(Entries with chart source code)
---*---

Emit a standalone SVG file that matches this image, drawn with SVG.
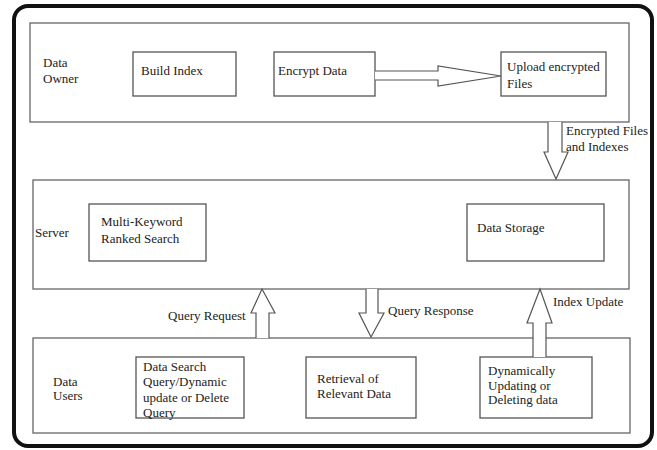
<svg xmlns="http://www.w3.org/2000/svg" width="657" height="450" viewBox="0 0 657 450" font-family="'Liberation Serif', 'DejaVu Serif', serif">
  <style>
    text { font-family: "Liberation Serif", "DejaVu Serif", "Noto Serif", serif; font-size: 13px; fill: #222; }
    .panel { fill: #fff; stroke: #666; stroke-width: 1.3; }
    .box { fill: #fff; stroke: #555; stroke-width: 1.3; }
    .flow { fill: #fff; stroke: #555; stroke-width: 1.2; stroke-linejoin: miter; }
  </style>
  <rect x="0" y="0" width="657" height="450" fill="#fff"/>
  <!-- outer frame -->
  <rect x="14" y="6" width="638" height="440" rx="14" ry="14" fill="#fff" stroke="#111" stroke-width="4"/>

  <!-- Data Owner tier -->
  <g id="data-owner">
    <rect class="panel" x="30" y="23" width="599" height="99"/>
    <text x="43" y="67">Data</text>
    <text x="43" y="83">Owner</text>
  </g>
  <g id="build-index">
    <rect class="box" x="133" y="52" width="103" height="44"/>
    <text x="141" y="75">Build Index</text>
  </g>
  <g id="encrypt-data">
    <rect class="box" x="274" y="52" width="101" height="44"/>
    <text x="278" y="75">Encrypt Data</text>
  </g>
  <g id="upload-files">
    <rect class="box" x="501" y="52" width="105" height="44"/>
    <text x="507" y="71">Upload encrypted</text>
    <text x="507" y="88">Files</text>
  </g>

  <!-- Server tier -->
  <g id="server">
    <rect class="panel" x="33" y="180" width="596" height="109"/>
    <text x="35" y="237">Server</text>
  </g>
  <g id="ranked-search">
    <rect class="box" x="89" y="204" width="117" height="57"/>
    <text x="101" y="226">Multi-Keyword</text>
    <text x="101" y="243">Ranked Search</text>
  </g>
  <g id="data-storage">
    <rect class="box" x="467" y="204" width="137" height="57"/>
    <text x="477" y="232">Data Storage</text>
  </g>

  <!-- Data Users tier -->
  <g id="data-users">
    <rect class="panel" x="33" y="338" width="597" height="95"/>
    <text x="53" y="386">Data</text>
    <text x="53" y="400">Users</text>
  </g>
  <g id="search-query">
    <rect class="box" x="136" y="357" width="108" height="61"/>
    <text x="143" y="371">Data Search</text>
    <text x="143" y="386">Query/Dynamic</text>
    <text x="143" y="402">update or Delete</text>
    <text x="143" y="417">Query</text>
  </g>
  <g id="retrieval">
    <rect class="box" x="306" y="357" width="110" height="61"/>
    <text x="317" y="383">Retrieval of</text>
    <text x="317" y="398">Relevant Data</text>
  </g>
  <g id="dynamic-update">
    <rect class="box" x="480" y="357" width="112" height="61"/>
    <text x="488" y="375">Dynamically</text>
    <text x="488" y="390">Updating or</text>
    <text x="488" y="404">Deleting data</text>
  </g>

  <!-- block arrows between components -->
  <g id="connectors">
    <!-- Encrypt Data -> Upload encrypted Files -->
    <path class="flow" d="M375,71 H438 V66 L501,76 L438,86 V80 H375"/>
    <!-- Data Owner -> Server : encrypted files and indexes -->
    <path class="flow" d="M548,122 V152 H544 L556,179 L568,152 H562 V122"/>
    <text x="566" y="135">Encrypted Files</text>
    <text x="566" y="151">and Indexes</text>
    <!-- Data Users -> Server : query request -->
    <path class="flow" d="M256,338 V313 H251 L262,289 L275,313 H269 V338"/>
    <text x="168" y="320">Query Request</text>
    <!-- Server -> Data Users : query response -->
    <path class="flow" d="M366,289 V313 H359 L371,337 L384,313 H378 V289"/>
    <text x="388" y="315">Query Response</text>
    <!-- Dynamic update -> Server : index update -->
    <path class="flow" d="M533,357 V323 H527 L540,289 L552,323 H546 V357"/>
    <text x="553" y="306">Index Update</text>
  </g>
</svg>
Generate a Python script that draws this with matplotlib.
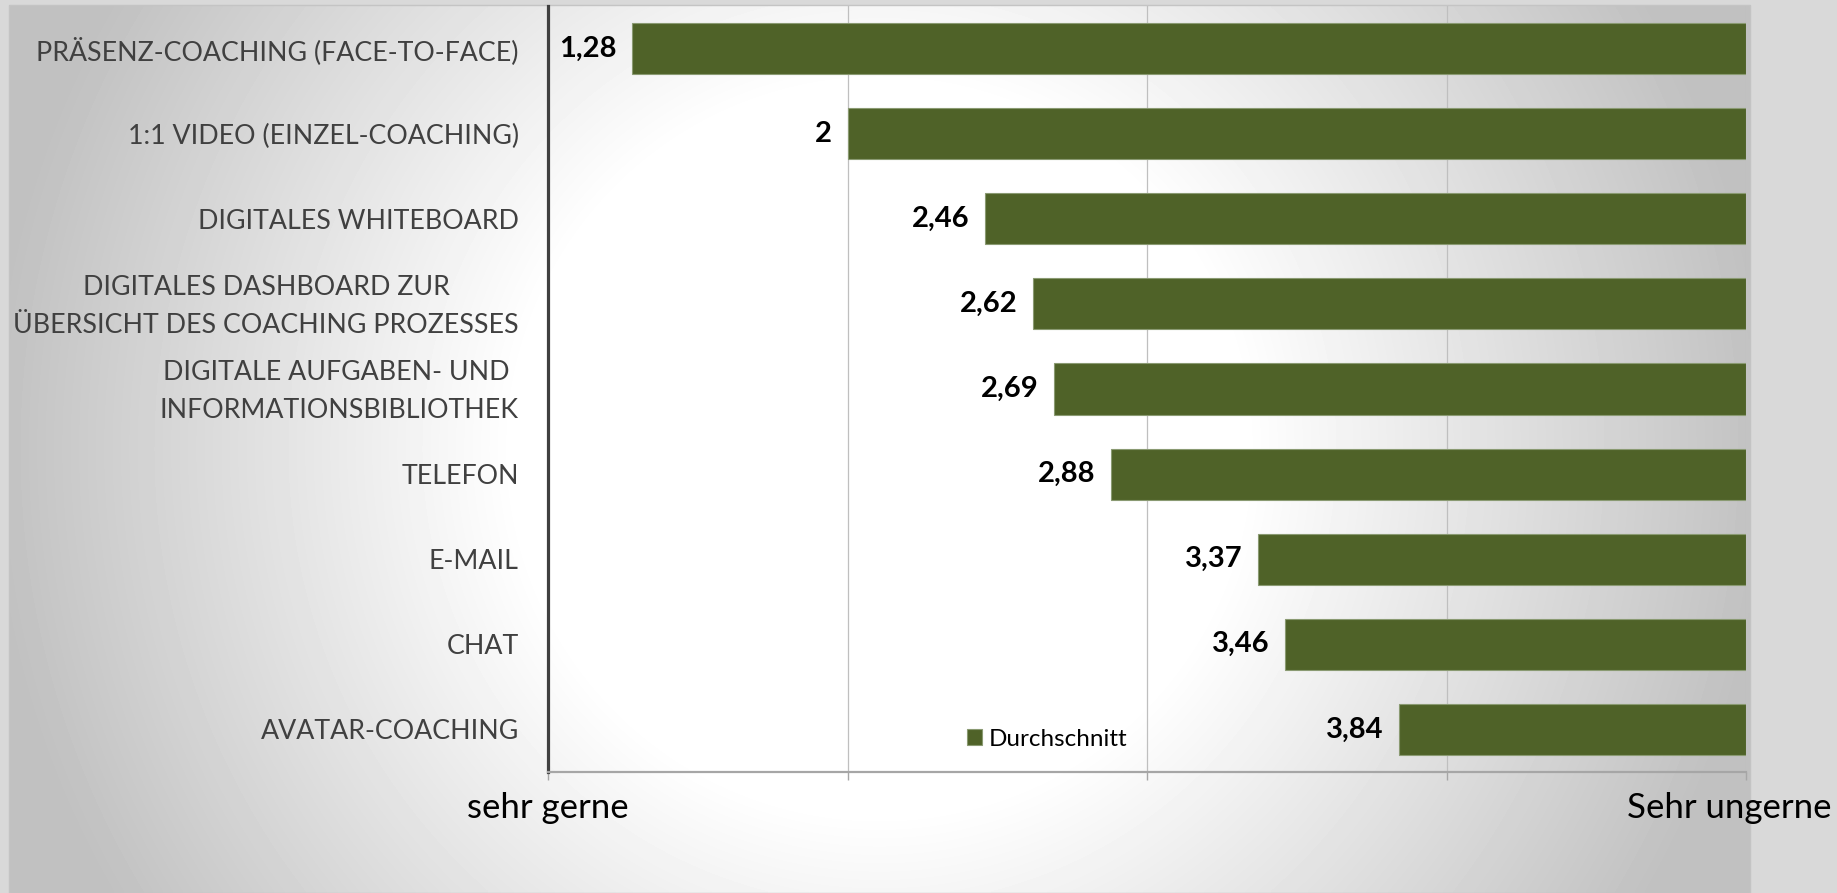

---*---

**What to do:** Nothing in the entries above should change when they are printed again, except that the pictures are dropped.

**Reply:**
Emit a standalone SVG file that matches this image, drawn with SVG.
<svg xmlns="http://www.w3.org/2000/svg" width="657" height="450" viewBox="0 0 657 450" font-family="'Liberation Serif', 'DejaVu Serif', serif">
  <style>
    text { font-family: "Liberation Serif", "DejaVu Serif", "Noto Serif", serif; font-size: 13px; fill: #222; }
    .panel { fill: #fff; stroke: #666; stroke-width: 1.3; }
    .box { fill: #fff; stroke: #555; stroke-width: 1.3; }
    .flow { fill: #fff; stroke: #555; stroke-width: 1.2; stroke-linejoin: miter; }
  </style>
  <rect x="0" y="0" width="657" height="450" fill="#fff"/>
  <!-- outer frame -->
  <rect x="14" y="6" width="638" height="440" rx="14" ry="14" fill="#fff" stroke="#111" stroke-width="4"/>

  <!-- Data Owner tier -->
  <g id="data-owner">
    <rect class="panel" x="30" y="23" width="599" height="99"/>
    <text x="43" y="67">Data</text>
    <text x="43" y="83">Owner</text>
  </g>
  <g id="build-index">
    <rect class="box" x="133" y="52" width="103" height="44"/>
    <text x="141" y="75">Build Index</text>
  </g>
  <g id="encrypt-data">
    <rect class="box" x="274" y="52" width="101" height="44"/>
    <text x="278" y="75">Encrypt Data</text>
  </g>
  <g id="upload-files">
    <rect class="box" x="501" y="52" width="105" height="44"/>
    <text x="507" y="71">Upload encrypted</text>
    <text x="507" y="88">Files</text>
  </g>

  <!-- Server tier -->
  <g id="server">
    <rect class="panel" x="33" y="180" width="596" height="109"/>
    <text x="35" y="237">Server</text>
  </g>
  <g id="ranked-search">
    <rect class="box" x="89" y="204" width="117" height="57"/>
    <text x="101" y="226">Multi-Keyword</text>
    <text x="101" y="243">Ranked Search</text>
  </g>
  <g id="data-storage">
    <rect class="box" x="467" y="204" width="137" height="57"/>
    <text x="477" y="232">Data Storage</text>
  </g>

  <!-- Data Users tier -->
  <g id="data-users">
    <rect class="panel" x="33" y="338" width="597" height="95"/>
    <text x="53" y="386">Data</text>
    <text x="53" y="400">Users</text>
  </g>
  <g id="search-query">
    <rect class="box" x="136" y="357" width="108" height="61"/>
    <text x="143" y="371">Data Search</text>
    <text x="143" y="386">Query/Dynamic</text>
    <text x="143" y="402">update or Delete</text>
    <text x="143" y="417">Query</text>
  </g>
  <g id="retrieval">
    <rect class="box" x="306" y="357" width="110" height="61"/>
    <text x="317" y="383">Retrieval of</text>
    <text x="317" y="398">Relevant Data</text>
  </g>
  <g id="dynamic-update">
    <rect class="box" x="480" y="357" width="112" height="61"/>
    <text x="488" y="375">Dynamically</text>
    <text x="488" y="390">Updating or</text>
    <text x="488" y="404">Deleting data</text>
  </g>

  <!-- block arrows between components -->
  <g id="connectors">
    <!-- Encrypt Data -> Upload encrypted Files -->
    <path class="flow" d="M375,71 H438 V66 L501,76 L438,86 V80 H375"/>
    <!-- Data Owner -> Server : encrypted files and indexes -->
    <path class="flow" d="M548,122 V152 H544 L556,179 L568,152 H562 V122"/>
    <text x="566" y="135">Encrypted Files</text>
    <text x="566" y="151">and Indexes</text>
    <!-- Data Users -> Server : query request -->
    <path class="flow" d="M256,338 V313 H251 L262,289 L275,313 H269 V338"/>
    <text x="168" y="320">Query Request</text>
    <!-- Server -> Data Users : query response -->
    <path class="flow" d="M366,289 V313 H359 L371,337 L384,313 H378 V289"/>
    <text x="388" y="315">Query Response</text>
    <!-- Dynamic update -> Server : index update -->
    <path class="flow" d="M533,357 V323 H527 L540,289 L552,323 H546 V357"/>
    <text x="553" y="306">Index Update</text>
  </g>
</svg>
Generate a Python script that draws this with matplotlib.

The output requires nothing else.